Quel regard portez-vous sur la magie actuelle ?
Tout d’abord il faut qu’on se mette d’accord sur le type de magie. Il y a les grandes illusions qui remplissent le frigo, il y a celles qui n’intéressent que les adeptes du side steal intra metacarpien, il y a le clin d’œil espagnol, la pudeur française, la retenue coréenne, pfff, tellement de choses différentes. Pour faire simple, je crois que la magie ne s’est jamais aussi bien portée. Elle est partout, même là où elle ne devrait pas être.

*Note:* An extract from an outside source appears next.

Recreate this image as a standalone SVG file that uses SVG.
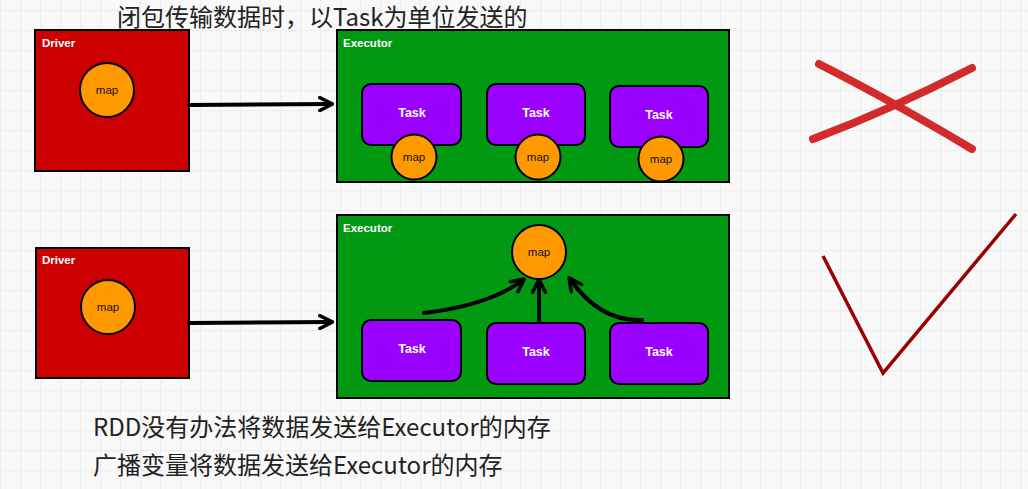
<svg xmlns="http://www.w3.org/2000/svg" width="1028" height="489" viewBox="0 0 1028 489">
<defs>
<pattern id="grid" width="20" height="20" patternUnits="userSpaceOnUse" x="0" y="10">
<rect width="20" height="20" fill="#f9f9f9"/>
<path d="M0 0.5H20M0.5 0V20" stroke="#eeeeee" stroke-width="1.5" fill="none"/>
</pattern>
<marker id="ah" viewBox="0 0 10 10" refX="8" refY="5" markerWidth="4" markerHeight="4" orient="auto" markerUnits="strokeWidth">
<path d="M1 1L9 5L1 9" fill="none" stroke="#000" stroke-width="2.2" stroke-linecap="round" stroke-linejoin="round"/>
</marker>
<style>
.drv{fill:#cc0000;stroke:#000;stroke-width:2}
.exe{fill:#009911;stroke:#000;stroke-width:2}
.task{fill:#9900ff;stroke:#000;stroke-width:2}
.map{fill:#ff9900;stroke:#000;stroke-width:2}
.lbl{font-family:"Liberation Sans",Arial,sans-serif;font-weight:bold;font-size:11.5px;fill:#fff}
.tl{font-family:"Liberation Sans",Arial,sans-serif;font-weight:bold;font-size:12.5px;fill:#fff;text-anchor:middle}
.ml{font-family:"Liberation Sans",Arial,sans-serif;font-size:11.5px;fill:#111;text-anchor:middle}
.cap{font-family:"Noto Sans CJK SC","Noto Sans",sans-serif;font-size:24px;fill:#222}
.conn{fill:none;stroke:#000;stroke-width:4;stroke-linecap:round;marker-end:url(#ah)}
</style>
</defs>
<rect width="1028" height="489" fill="url(#grid)"/>

<text class="cap" x="117" y="26">闭包传输数据时，以Task为单位发送的</text>

<g id="driver1">
<rect class="drv" x="35" y="30" width="154" height="141"/>
<text class="lbl" x="42" y="47">Driver</text>
</g>
<g id="map-d1">
<circle class="map" cx="107" cy="90" r="27"/>
<text class="ml" x="107" y="94">map</text>
</g>

<g id="executor1">
<rect class="exe" x="337" y="30" width="392" height="152"/>
<text class="lbl" x="343" y="47">Executor</text>
</g>
<g id="task1a"><rect class="task" x="362" y="84" width="99" height="61" rx="9"/><text class="tl" x="412" y="117">Task</text></g>
<g id="task1b"><rect class="task" x="487" y="84" width="98" height="61" rx="9"/><text class="tl" x="536" y="117">Task</text></g>
<g id="task1c"><rect class="task" x="610" y="86" width="98" height="61" rx="9"/><text class="tl" x="659" y="119">Task</text></g>
<g id="map1a"><circle class="map" cx="414" cy="157" r="22.5"/><text class="ml" x="414" y="161">map</text></g>
<g id="map1b"><circle class="map" cx="538" cy="157" r="22.5"/><text class="ml" x="538" y="161">map</text></g>
<g id="map1c"><circle class="map" cx="661" cy="159" r="22.5"/><text class="ml" x="661" y="163">map</text></g>

<g id="driver2">
<rect class="drv" x="36" y="248" width="153" height="130"/>
<text class="lbl" x="42" y="264">Driver</text>
</g>
<g id="map-d2">
<circle class="map" cx="108" cy="307" r="27"/>
<text class="ml" x="108" y="311">map</text>
</g>

<g id="executor2">
<rect class="exe" x="337" y="215" width="392" height="183"/>
<text class="lbl" x="343" y="232">Executor</text>
</g>
<g id="map2"><circle class="map" cx="539" cy="252" r="27"/><text class="ml" x="539" y="256">map</text></g>
<g id="task2a"><rect class="task" x="362" y="320" width="99" height="61" rx="9"/><text class="tl" x="412" y="353">Task</text></g>
<g id="task2b"><rect class="task" x="487" y="323" width="98" height="61" rx="9"/><text class="tl" x="536" y="356">Task</text></g>
<g id="task2c"><rect class="task" x="610" y="323" width="98" height="61" rx="9"/><text class="tl" x="659" y="356">Task</text></g>

<g id="connectors">
<path class="conn" d="M189 105L331 104"/>
<path class="conn" d="M189 323L331 322"/>
<path class="conn" d="M424 313Q490 305 523 280"/>
<path class="conn" d="M539 321L539 281"/>
<path class="conn" d="M642 320Q600 322 570 279"/>
</g>

<g id="cross" fill="none" stroke="#d22b2b" stroke-width="8" stroke-linecap="round">
<path d="M819 64Q890 100 972 149"/>
<path d="M813 139Q890 110 972 68"/>
</g>
<g id="check">
<path d="M823 256L883 373L1016 214" fill="none" stroke="#990000" stroke-width="3.5" stroke-linejoin="miter"/>
</g>

<text class="cap" x="93" y="436">RDD没有办法将数据发送给Executor的内存</text>
<text class="cap" x="93" y="474">广播变量将数据发送给Executor的内存</text>
</svg>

Ce qui me plait ce sont les clonages que l’on fait maintenant de plus en plus. On va chercher de plus en plus des techniques dans toutes les autres formes d’arts pour en faire une symbiose. C’est génial. Comme disait Miles Davis, le jazz n’a pas encore commencé, et bien je pense la même chose de la magie. Elle était en larve, va se muter en cocon et sera un jour le plus beau des papillons. Quand on ajoute à ça les moyens techniques et scientifiques, wow quel pied. Le mapping vient à peine d’arriver, les hollogrammes vont nous exploser les limites et toutes ces technologies nouvelles seront à notre disposition pour faire rêver les spectateurs. Extraordinaire, non ?
Quelle et l’importance de la culture dans la magie ?
Sans culture, pas de vocabulaire et sans vocabulaire pas de belles phrases. Sans palettes de couleurs pas de lumière, etc. Etant personnellement un intello, il va de soi que mon sens de réflexion va inviter quiconque qui veut faire de la magie à se rendre aux spectacles de tous genres, de lire un max et de rester curieux pour tout. C’est le seul moyen de trouver son équilibre dans ses créations personnelles.
Le principal danger, à mon goût dans notre métier, c’est qu’il copine constamment avec le mystère et la mystification, base même de notre discipline. Je veux dire par là que face à un public moins éduqué et plus profane, il est facile de se réfugier derrière un « secret » qu’ils ne connaissent pas et éviter de cette manière de faire un vrai travail de fond, de recherche et de création.
Quels sont vos violons d’Ingres ?
En vrac : l’opéra, le jazz, la cuisine, la voile, l’apnée sportive, la menuiserie, le cinéma, l’amour.
– Interview réalisée en décembre 2015.